* [Work required]: Return each line containing the string "this".

## Start Exercise data

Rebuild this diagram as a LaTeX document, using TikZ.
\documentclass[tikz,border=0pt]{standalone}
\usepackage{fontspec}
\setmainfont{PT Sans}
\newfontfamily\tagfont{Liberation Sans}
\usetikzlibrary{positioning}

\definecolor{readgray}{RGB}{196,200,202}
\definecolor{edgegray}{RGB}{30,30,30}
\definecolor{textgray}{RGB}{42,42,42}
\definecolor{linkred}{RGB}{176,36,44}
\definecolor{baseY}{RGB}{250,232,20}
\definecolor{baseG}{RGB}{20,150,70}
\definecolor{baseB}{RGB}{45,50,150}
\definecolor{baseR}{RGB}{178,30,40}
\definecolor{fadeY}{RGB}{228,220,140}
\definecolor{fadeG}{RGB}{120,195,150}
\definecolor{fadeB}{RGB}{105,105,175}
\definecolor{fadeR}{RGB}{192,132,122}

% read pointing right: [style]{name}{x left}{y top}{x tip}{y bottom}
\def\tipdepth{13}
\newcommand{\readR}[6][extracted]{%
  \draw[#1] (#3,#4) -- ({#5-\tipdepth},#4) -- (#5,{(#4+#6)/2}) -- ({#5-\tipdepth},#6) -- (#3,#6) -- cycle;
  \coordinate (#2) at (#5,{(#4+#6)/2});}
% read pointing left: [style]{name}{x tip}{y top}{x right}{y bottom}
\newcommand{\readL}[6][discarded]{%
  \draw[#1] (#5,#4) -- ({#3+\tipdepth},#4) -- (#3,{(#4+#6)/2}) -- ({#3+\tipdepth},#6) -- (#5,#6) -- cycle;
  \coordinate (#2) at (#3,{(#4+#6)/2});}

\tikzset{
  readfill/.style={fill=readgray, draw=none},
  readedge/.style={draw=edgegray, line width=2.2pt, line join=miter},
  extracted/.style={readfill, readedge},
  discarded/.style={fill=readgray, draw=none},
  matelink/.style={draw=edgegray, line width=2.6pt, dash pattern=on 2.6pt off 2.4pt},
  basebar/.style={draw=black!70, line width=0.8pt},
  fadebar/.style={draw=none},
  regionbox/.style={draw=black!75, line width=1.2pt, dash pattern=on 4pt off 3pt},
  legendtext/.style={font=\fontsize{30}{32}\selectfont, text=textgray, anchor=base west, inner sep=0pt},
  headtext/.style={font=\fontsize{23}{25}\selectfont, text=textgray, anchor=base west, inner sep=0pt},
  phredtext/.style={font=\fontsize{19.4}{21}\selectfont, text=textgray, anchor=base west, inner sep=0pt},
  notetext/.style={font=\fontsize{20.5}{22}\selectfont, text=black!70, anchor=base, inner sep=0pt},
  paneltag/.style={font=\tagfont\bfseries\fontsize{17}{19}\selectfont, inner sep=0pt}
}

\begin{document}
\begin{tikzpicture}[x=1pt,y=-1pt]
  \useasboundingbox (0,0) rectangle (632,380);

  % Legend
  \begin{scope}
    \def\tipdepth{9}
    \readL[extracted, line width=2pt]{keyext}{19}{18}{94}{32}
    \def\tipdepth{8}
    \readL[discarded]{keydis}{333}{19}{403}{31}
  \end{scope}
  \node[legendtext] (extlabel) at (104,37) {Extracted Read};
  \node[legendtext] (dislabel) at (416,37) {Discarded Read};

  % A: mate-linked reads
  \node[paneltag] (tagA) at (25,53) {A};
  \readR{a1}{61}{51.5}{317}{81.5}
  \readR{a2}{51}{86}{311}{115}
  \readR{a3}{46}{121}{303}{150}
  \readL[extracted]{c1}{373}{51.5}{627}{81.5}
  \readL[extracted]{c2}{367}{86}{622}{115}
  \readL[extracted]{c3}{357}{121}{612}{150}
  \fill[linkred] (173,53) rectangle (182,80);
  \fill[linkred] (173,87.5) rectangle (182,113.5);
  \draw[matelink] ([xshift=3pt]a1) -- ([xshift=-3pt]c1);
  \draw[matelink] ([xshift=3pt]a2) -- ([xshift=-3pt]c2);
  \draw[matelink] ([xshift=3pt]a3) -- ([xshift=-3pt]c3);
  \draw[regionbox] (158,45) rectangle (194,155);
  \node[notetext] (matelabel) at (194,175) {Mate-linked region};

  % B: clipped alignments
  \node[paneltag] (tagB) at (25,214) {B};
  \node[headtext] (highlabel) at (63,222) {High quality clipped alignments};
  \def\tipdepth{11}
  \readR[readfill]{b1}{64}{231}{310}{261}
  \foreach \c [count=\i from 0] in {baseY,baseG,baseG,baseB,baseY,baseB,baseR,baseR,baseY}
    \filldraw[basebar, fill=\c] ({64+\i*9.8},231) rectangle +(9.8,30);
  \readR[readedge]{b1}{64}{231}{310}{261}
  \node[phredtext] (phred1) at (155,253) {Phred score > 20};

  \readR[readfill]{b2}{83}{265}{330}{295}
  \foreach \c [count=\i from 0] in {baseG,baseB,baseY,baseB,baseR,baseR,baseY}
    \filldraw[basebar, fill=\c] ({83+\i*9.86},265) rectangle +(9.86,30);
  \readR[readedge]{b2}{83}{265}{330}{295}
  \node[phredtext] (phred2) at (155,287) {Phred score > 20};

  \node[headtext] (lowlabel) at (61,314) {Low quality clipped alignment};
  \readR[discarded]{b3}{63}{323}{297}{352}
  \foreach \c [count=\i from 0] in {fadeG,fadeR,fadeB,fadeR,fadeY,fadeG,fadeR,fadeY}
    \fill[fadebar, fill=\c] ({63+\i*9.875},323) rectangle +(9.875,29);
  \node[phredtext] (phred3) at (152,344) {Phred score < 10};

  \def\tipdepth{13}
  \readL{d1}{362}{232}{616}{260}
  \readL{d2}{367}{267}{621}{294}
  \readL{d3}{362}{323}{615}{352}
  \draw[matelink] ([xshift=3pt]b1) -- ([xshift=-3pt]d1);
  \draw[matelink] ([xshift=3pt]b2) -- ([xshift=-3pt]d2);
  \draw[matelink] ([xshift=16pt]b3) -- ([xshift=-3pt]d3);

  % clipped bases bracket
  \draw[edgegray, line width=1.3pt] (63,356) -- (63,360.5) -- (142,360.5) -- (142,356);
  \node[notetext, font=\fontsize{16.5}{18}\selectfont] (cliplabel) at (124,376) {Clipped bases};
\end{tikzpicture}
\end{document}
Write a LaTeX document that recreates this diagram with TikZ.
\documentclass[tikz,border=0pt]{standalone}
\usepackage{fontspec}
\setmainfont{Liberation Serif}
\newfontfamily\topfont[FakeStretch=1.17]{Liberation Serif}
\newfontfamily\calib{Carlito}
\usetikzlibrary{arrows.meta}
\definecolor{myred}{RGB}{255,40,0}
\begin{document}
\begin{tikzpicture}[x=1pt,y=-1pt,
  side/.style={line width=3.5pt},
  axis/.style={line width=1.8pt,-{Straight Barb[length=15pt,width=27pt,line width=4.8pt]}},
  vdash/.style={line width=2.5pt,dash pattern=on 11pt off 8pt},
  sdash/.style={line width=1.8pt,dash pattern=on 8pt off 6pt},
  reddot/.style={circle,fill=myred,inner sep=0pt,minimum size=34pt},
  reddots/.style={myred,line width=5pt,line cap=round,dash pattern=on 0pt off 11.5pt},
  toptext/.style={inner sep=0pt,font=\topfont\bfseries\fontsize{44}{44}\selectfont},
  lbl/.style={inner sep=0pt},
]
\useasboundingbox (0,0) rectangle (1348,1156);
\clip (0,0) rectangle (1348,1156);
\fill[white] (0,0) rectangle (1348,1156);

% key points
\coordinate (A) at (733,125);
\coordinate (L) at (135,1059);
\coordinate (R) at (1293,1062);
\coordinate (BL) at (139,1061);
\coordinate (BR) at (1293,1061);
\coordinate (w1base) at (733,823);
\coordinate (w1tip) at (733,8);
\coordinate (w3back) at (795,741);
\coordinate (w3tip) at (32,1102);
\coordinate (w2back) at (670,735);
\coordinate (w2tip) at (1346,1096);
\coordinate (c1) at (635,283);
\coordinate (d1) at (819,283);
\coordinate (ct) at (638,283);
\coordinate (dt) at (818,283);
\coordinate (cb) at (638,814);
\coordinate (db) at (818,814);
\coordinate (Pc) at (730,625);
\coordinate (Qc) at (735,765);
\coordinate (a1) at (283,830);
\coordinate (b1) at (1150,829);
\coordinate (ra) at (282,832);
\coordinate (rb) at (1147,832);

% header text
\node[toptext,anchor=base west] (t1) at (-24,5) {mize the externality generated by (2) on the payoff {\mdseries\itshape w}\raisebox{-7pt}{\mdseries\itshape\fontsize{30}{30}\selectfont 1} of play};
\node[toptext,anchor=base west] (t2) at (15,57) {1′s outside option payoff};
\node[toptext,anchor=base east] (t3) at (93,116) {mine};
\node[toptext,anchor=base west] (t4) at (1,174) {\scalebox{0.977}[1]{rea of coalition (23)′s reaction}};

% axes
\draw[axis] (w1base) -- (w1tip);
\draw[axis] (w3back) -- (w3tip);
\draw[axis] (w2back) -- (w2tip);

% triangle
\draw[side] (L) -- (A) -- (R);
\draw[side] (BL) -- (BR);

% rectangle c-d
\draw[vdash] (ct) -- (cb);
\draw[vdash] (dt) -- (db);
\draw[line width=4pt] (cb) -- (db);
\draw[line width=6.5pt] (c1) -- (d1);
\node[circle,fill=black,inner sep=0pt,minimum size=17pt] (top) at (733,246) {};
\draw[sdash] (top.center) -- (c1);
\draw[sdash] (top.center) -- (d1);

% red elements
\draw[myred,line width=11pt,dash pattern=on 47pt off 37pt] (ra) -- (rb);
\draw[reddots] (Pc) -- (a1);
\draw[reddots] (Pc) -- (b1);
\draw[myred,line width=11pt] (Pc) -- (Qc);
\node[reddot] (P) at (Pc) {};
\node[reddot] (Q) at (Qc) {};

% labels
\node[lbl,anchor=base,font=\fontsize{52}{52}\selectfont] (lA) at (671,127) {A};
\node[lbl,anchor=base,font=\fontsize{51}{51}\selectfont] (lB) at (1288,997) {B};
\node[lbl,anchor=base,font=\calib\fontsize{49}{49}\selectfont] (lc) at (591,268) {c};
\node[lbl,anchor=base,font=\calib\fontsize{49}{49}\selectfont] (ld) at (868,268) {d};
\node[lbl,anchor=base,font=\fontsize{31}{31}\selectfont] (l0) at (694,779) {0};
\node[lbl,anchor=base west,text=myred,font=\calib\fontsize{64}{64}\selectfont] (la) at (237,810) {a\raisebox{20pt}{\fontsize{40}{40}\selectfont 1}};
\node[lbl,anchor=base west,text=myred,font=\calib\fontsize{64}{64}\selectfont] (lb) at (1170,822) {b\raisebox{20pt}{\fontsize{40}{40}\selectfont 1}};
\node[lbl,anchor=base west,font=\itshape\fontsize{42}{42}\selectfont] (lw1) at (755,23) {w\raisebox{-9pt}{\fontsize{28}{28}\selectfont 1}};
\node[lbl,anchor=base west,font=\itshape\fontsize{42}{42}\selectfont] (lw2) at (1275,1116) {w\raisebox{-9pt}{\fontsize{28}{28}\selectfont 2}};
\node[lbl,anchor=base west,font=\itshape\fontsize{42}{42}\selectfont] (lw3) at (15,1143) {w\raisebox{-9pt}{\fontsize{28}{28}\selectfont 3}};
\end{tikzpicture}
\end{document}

## End Exercise data

* [Written response]:
Rebuild this diagram as a LaTeX document, using TikZ.
Write a LaTeX document that recreates this diagram with TikZ.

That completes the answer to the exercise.